The shame of yellow journalism, of news manipulation, of manufactured news, of military censorship, and of self-censorship, is that television could and should be a powerful educational tool that reports news in a straightforward manner, that provides facts, context and historical background information, then encourages wide-ranging discussion, commentary, and consensus in the ultimate pursuit of "truth." In today's newsrooms, this just does not happen. The exceptions are C-Span, which sometimes covers events that mainstream media ignore, and cable stations like Link TV and Free Speech TV.

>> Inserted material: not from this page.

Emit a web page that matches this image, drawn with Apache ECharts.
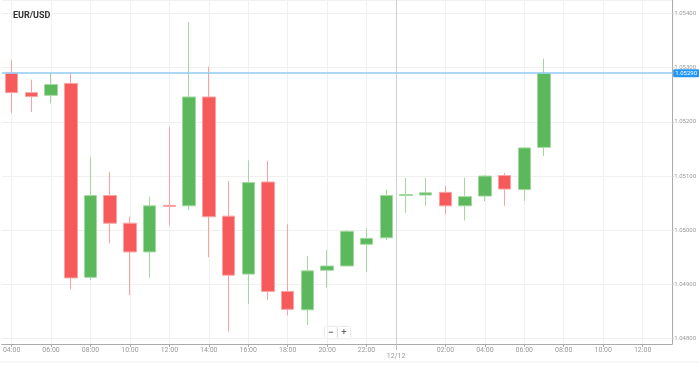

Every news channel on the public airwaves should hold the public's right to know in such high regard that they strive for excellence in news dissemination and do not allow politicians, courts, advertisers, or their own owners or stockholders, to accept lying or any form of censorship. This is where we need to be, and we are nowhere near this level of excellence. It time for legitimate journalists to call out FOX on its lies and to spearhead a campaign for a new fairness or ethics doctrine to help ensure that unfiltered news is available widely, that truth is valued, and that liars are called out publicly. It is clear that, in spite of hundreds of cable channels, PBS is still very much needed as an independent news source and should be non-commercial and fully funded. Big Bird may be the symbol, but the public's right to know is at the heart of the debate over defunding and privatizing PBS. Control the messenger, control the message. Very dangerous indeed.